Unfortunately, fully labeled data isn’t always possible. Unsupervised learning is a learning model with a dataset that comes without instructions. This dataset is a collection of examples without a desired output or outcome. Ultimately, there is no correct answer fed to the machine.
Instead, the machine must find a way to structure the data and extract useful features by analyzing it. The unsupervised machine learning model organizes data in a few separate ways, including:
- Clustering: Clustering allows machines to draw conclusions based on their given data. By closing groups of training data together, they can draw some conclusions.
- Anomaly detection: Anomaly detection can sort through data and find instances of a break in the pattern.
- Association: Association allows machines to determine which new data should be grouped together based on training data.
What makes supervised and unsupervised learning different is that unsupervised learning is less accurate because it hasn’t been trained with the right answers.
The final type of machine learning is semi-supervised learning, which is a happy medium between accurate supervised learning and less accurate unsupervised learning. Semi-supervised learning requires a training dataset with labeled and unlabeled data. Then, it learns what it can from the labeled data and draws conclusions from the unlabeled data.
Benefits of supervised learning models
Machine learning allows you to accomplish more because a machine can analyze large sets of data for you. There are several benefits of supervised machine learning for your business, including the following:
Improved decision making
Supervised machine learning is accurate because it already knows the answers thanks to its training data. Since it’s primarily rules-based, it only matches records that fit the right conditions.
For example, you can use it to segment customers based on age and know that it’s correct because you’ve already told it what to do and how to do it. Supervised machine learning can be used to make more accurate financial predictions because it consumes unlimited data that it can sort through much faster than a human, allowing you to make better decisions based on error-free data.
Better customer insights
Supervised machine learning can improve your customer insights to help you learn more about customer behavior. Machine learning allows you to analyze information you’ve collected on customers, including recent behaviors and purchases, and interpret them.
Saves time
Sifting through data is time-consuming, and humans easily make mistakes. Supervised machine learning simplifies data entry to mitigate risks associated with accounting or bookkeeping errors. It can also help you calculate customer lifetime values.
For example, you can use data to learn about customer behaviors and predict the probability of conversions.
Challenges with machine learning
Unfortunately, supervised machine learning isn’t perfect. There are several challenges, including the following:
Data bias
There are many types of bias in statistics that can be built into machine learning and AI. Since supervised learning depends on a dataset for answers, it’s easy to build bias into it without realizing it.
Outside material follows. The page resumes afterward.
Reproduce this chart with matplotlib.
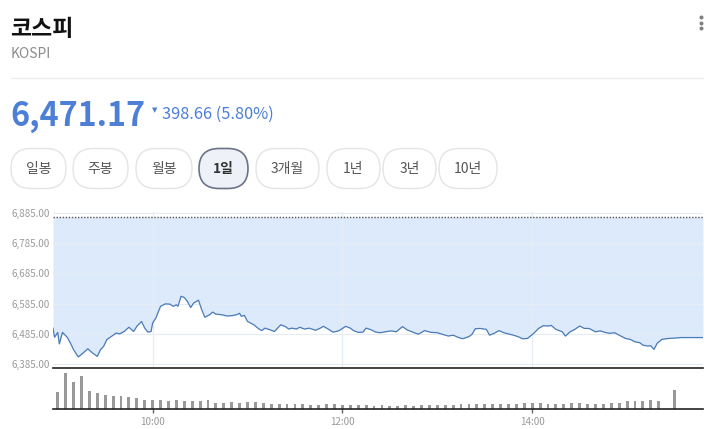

Machine learning bias, or AI bias, occurs within supervised learning models because of assumptions they’ve made while learning.
Unfortunately, this bias can cause imbalances in data and issues evaluating the data to provide accurate predictions. Additionally, humans evaluate the outcomes and can create their own biases when reading data compiled by machine learning.
Poor quality data
Data plays a significant role in how supervised learning models behave. If you feed them poor-quality data, they’ll have a poor-quality output.
For machines to learn, there has to be enough data. Machine learning is sophisticated, but it’s not as sophisticated as the human brain (yet). Therefore, it requires tons of data to learn, including thousands of examples and answers.
Not having enough data means getting inaccurate results because the computer relies on examples and must be fed the answer to get it right every time.
Cost
Machine learning is expensive, and it can be challenging to find a data engineer. Supervised machines rely on millions of examples, which is time-consuming and expensive.